Stuart Tancred, a JP Morgan banker, trains at the Real Fight Club every day, in the heart of London's financial district, known as the City.
In a city which depends on the financial industry, times get tougher when the markets are down.
When most of his buddies go for a beer after work to relax, Tancred punches sand bags.
"I work in the city," Tancred told ABC News, "sometimes it could be stressful. If you have had a bad day, obviously it's great to come down here and work out, hit the bags, release some of that stress."
White-collar boxing started in Wall Street. It crossed the Atlantic seven years ago and has enjoyed growing success since then.
Today, the Real Fight Club claims over five hundred members.
"Most of our members are local businessmen," trainer Nick Stafford-Dietsch told ABC News. "They are white-collar people who work in banking, traders, lawyers, people who work in PR. They are professional people who are bored of just working out in a normal health club."
"I have always found normal gyms a bit boring," said Tancred. "This is different, this is a challenge."
Tancred joined the club a year ago, but he has yet to convince people at work that boxing is the right sport for a respectable banker.
"They think it's a bit strange," said Tancred, who acknowledged that eyebrows were raised when he came to work with a black eye.

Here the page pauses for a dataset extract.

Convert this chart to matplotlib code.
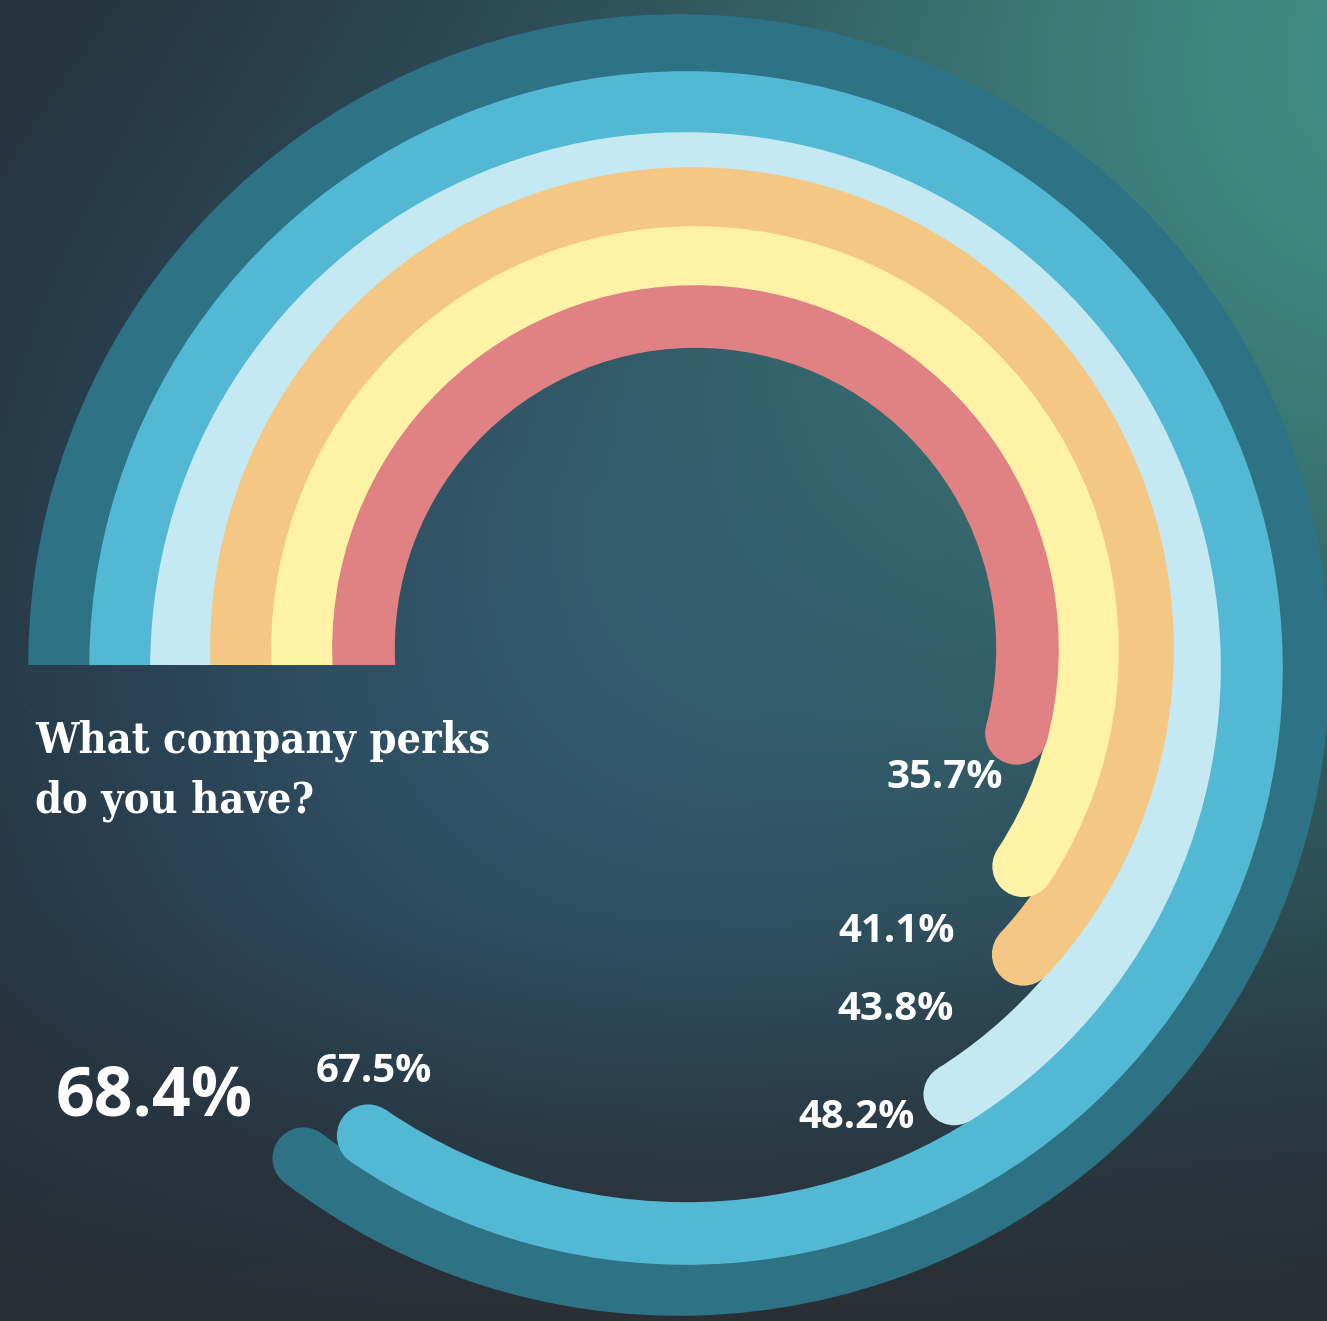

Asked whether traders made good boxers, Stafford-Dietsch seemed amused. "They can. They can also make terrible boxers, but we have some very skillful people."
Tancred, 37, is no Rocky Balboa, but he was pumped for the club's annual show, where he was up against Scott Francombe, the "Smasher," a man Tancred has been unable to beat.
The fight happened at the legendary boxing venue York Hall, in London's rough East End.
The place has been hosting shows since 1929, and was saved from closure after widespread protests from locals.
That night, the atmosphere was electric at York Hall.
Herds of City boys, wearing their usual uniform of suit and white shirt, flocked to the bar to glug down one or two pints before the bell rang.
Tancred's buddies were there to support him.
"He has always enjoyed a fight," said Matt, a London teacher.
Asked what he would offer Tancred if he won, Andy, who works in advertising, said "first thing will be a beer mate, and a tap on the back definitely. He deserves a lot of respect for getting in the ring in the first place."
Meanwhile backstage, Tancred was feeling the pressure mounting slowly.
Each boxer was trying to deal with the stress in his own way.
One of them was sparring furiously in the corridor with his trainer, another locked himself inside a room to pray.
Tancred was joking with other boxers.
As the fight came closer, he vanished from the locker room. He came back with his face red and covered in Vaseline.
"I feel good," he said, "ready to go now, this is what I have been training for."
Tancred walked feverishly to the ring, with the crowd shouting and whistling.
He punched and swung as much as he could, but this was no easy fight.
He took a few blows and ended up with a bad black eye but he went the full distance.
That night, Tancred tied his opponent, a man 10 years younger than him.
And the following day, he went back to being just another one of those anonymous white collar men who swarm the city and all look the same - only his black eye gave him away.